There are vast discrepancies between the account recorded on the Mesha Stele and the biblical narrative. According to the Bible’s brief depiction of the scenario, after the death of King Ahab (c. 869-850 BC), the Moabites rebelled against King Jehoram, who responded by mounting a counter-offensive with the assistance of King Jehoshaphat of Judah. Together the two armies approached Moab from the south, avoiding Moab’s strong northern defenses. After seven days of marching, they ran out of water, and the two kings consulted Prophet Elisha, who foretold that rain would soon fill the dry stream beds. Indeed, when the rain came, it carried so much dirt that it was colored bright red in the early morning light.

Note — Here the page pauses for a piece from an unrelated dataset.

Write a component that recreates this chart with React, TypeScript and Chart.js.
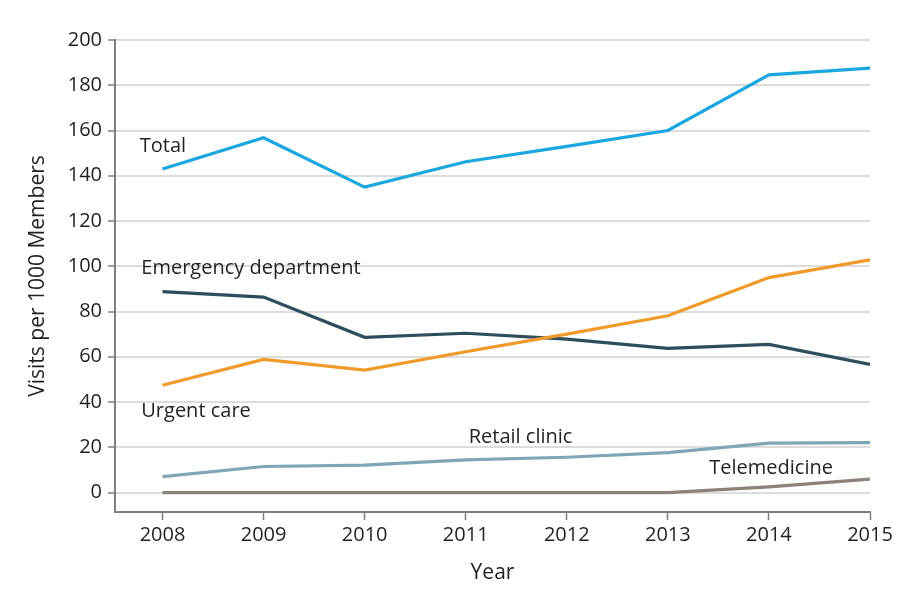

The Moabites saw the water and assumed that their enemies had turned against each other, causing the water to run red with blood. They considered it an opportune moment to attack, but were heavily defeated by the Israelites, who destroyed their towns and land.
The Bible says that the Moabite armies retreated to the city of Kir-hareseth (modern Karak), where King Mesha offered his eldest son as a sacrifice to Chemosh, the god of Moab. For some reason, this terrified the Israelites, so they withdrew from the city and returned to their own country.
It is understandable that the biblical account would downplay the defeat of the Israelites, while the Mesha Stele perhaps exaggerates the victories of King Mesha. The Mesha Stele is the longest original inscription dating from the Biblical period to be found so far in Jordan, and it continues to intrigue scholars even today. Copies of the original can be found at the Madaba Museum and at the Jordan Archeological Museum near the Citadel in Amman. Unfortunately, the original was broken soon after it was unearthed in Dhiban in 1868 by a German missionary, Frederick Klein, who was journeying from Salt to Karak. It seems that local tribesmen who owned the rock broke it into many pieces by placing it on a fire and then dousing it with water, perhaps attempting to win more money for their property. Fortunately, an imprint of the stone was taken before the Mesha Stele was destroyed.